A decision on revising the agreement probably won't come until 2008, despite increasingly urgent warnings from scientists and advocacy groups that the lakes are in peril.
Many supporters say the agreement has lost clout over the past couple of decades and risks becoming irrelevant without significant changes.
That would be a tremendous setback, they say. While there's no shortage of programs aimed at cleaning up the Great Lakes - a 2003 U.S. Government Accountability Office report identified 140 on the federal level alone - the water quality agreement is crucial because it obligates the two countries to work toward the same goals. Although not legally binding, it has moral influence.
"It's really our insurance policy that Canada and the U.S. will continue to treat the Great Lakes as a joint responsibility," says Cameron Davis, executive director of the Chicago-based Alliance for the Great Lakes. "There is nothing else that comes close to providing that incentive."
INDUSTRY SKEPTICAL
The Council of Great Lakes Industries, which represents the likes of Dow Chemical Co., the American Forest and Paper Association and electric utilities, fears the review will bring a more aggressive water quality agreement spawning costly, cumbersome regulations.

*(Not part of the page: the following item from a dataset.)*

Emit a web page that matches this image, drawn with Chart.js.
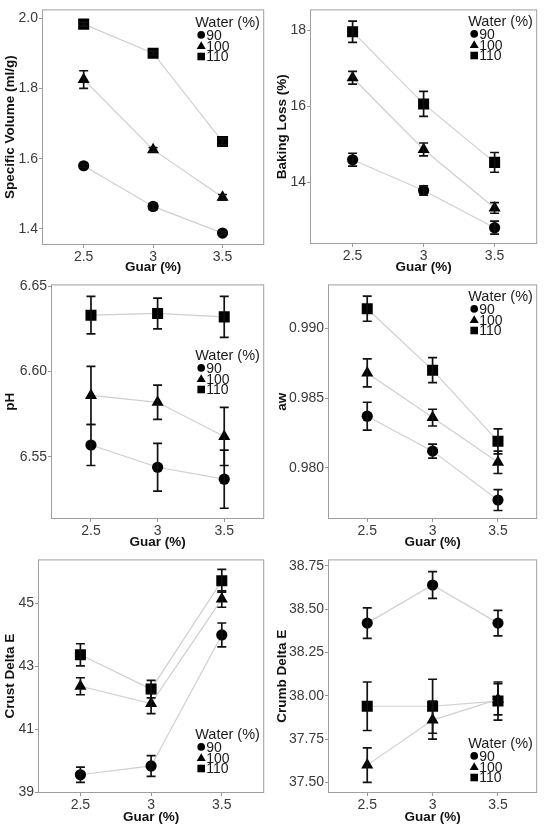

The International Joint Commission, an independent agency that advises both countries on Great Lakes issues, seemingly wants the agreement to "address everybody's ills. I think that's unrealistic," says George Kuper, the council's president.
He said it's uncertain to what extent the agreement can be credited with water quality improvements of the past several decades.
"It's already created a bureaucracy and a governance nightmare that is very difficult to maneuver around, and ... an atmosphere of inconsistency that may explain why it's so difficult to attract capital here."